Repeat only the lines running from the beginning of the material through the line that contains "var leftTicks = [0, 200, 400, 600, 800, 1000, 1200];".

(SOURCE EXCERPT)
────────
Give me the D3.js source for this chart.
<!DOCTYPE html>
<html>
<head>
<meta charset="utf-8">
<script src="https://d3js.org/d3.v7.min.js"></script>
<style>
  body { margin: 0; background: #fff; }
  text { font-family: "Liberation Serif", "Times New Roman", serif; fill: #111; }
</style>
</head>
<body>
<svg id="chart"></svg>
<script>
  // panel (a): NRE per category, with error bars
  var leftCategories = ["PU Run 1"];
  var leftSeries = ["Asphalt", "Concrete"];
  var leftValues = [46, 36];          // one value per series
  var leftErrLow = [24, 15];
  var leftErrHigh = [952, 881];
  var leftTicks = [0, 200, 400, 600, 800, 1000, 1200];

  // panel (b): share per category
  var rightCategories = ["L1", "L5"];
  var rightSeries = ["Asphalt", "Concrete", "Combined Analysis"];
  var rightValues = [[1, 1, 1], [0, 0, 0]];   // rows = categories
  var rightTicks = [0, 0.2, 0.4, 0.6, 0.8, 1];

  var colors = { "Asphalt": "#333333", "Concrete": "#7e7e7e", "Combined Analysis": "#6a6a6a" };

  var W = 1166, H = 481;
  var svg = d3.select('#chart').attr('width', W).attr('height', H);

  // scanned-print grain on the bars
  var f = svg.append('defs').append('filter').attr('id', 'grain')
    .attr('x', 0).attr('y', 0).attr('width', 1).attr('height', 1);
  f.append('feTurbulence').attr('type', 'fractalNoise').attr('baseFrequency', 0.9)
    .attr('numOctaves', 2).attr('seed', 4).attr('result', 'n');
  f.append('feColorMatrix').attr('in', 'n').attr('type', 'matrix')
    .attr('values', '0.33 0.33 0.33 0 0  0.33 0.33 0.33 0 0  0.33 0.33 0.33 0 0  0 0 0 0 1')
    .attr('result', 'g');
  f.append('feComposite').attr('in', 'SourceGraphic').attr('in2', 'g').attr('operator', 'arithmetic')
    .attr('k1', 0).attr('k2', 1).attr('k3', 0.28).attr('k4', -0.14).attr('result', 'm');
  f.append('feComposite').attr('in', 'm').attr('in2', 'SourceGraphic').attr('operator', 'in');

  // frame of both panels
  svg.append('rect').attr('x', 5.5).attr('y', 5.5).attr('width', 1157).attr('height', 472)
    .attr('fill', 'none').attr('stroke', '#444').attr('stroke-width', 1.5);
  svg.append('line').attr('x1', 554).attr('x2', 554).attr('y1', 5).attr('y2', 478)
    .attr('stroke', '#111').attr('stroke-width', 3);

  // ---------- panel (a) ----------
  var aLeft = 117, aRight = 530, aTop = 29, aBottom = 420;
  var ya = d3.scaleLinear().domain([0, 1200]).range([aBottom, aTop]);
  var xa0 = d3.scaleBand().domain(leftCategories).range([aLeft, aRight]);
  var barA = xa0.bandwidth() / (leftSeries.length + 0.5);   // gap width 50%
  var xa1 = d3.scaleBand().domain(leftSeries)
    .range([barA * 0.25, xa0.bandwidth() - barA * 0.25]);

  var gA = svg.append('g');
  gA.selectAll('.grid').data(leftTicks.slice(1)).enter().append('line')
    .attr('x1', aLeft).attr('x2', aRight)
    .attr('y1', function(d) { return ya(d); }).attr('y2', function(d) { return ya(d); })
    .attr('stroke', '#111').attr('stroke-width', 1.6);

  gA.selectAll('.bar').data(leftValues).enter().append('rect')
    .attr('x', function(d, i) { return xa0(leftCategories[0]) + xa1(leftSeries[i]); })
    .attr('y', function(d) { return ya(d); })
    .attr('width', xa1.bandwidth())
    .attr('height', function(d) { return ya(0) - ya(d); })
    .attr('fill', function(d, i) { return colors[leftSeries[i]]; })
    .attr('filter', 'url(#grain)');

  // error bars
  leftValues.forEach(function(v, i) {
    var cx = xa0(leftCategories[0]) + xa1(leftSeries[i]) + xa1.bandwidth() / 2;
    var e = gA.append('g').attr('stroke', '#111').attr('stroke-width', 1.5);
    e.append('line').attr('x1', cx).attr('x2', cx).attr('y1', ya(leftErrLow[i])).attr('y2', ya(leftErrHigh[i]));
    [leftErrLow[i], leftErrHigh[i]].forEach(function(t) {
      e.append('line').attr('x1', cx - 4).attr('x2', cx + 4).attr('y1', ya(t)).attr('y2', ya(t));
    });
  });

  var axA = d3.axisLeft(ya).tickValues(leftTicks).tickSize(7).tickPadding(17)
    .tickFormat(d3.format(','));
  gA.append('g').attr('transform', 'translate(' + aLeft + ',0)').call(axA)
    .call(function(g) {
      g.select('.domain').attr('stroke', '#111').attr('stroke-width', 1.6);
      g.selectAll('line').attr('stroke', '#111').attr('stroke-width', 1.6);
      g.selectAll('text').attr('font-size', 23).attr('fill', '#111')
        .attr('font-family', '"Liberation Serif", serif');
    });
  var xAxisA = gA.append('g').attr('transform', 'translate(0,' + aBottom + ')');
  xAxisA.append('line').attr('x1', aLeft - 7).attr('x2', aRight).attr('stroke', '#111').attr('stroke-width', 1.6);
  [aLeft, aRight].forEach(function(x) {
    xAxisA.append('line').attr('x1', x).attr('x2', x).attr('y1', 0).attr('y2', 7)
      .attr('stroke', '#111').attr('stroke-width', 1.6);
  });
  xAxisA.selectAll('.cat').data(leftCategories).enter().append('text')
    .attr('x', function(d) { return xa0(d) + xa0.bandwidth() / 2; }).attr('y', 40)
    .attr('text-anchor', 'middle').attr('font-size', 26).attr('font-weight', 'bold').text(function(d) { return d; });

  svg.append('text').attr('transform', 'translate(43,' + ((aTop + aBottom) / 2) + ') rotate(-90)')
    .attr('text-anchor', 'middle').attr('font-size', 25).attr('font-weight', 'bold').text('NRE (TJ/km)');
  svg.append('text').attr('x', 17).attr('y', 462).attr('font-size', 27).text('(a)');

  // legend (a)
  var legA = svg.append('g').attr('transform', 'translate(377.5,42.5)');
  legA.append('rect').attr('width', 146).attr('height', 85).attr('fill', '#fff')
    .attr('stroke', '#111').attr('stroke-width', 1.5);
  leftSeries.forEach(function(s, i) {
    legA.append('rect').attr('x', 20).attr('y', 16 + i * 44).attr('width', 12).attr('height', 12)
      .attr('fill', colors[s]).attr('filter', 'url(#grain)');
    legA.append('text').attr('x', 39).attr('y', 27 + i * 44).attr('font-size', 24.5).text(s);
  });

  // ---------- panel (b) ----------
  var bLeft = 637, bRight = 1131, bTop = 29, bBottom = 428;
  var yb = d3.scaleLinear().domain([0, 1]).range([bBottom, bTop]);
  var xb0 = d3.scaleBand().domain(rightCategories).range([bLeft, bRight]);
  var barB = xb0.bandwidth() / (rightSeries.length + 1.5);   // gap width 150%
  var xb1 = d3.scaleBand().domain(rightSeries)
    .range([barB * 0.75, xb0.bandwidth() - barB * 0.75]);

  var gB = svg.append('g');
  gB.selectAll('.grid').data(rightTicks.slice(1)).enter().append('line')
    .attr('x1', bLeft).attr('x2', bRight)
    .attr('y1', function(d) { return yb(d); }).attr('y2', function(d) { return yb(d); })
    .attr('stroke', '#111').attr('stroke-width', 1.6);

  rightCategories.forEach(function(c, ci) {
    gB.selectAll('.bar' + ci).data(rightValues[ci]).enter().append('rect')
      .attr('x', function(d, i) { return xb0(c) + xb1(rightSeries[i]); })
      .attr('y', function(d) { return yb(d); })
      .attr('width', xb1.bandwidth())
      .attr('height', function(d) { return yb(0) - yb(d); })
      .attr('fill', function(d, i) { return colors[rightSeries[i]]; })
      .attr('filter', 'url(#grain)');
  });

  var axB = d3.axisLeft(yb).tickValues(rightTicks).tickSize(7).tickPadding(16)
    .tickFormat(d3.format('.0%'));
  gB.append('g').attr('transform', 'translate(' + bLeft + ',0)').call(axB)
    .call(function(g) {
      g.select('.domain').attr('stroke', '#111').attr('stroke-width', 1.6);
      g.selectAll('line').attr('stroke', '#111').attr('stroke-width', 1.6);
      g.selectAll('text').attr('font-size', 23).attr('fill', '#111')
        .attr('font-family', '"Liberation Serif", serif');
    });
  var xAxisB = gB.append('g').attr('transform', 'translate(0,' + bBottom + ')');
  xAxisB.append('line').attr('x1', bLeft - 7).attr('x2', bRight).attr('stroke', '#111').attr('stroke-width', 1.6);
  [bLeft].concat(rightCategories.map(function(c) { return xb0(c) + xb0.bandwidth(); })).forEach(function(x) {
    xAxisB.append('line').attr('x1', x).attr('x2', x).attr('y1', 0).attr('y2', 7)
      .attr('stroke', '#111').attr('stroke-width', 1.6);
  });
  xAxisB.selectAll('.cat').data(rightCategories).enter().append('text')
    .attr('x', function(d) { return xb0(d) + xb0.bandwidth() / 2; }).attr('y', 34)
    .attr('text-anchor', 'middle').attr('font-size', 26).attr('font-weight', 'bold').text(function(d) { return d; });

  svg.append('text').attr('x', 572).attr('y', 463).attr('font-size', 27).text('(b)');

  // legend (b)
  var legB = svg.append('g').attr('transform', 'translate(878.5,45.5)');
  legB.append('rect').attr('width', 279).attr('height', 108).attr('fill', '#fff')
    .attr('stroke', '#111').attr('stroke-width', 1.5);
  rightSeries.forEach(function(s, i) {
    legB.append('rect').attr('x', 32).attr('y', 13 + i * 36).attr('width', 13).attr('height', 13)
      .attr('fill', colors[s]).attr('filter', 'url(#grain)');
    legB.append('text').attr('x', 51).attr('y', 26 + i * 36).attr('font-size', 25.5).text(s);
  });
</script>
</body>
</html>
────────
(FULL SOLUTION)
Give me the D3.js source for this chart.
<!DOCTYPE html>
<html>
<head>
<meta charset="utf-8">
<script src="https://d3js.org/d3.v7.min.js"></script>
<style>
  body { margin: 0; background: #fff; }
  text { font-family: "Liberation Serif", "Times New Roman", serif; fill: #111; }
</style>
</head>
<body>
<svg id="chart"></svg>
<script>
  // panel (a): NRE per category, with error bars
  var leftCategories = ["PU Run 1"];
  var leftSeries = ["Asphalt", "Concrete"];
  var leftValues = [46, 36];          // one value per series
  var leftErrLow = [24, 15];
  var leftErrHigh = [952, 881];
  var leftTicks = [0, 200, 400, 600, 800, 1000, 1200];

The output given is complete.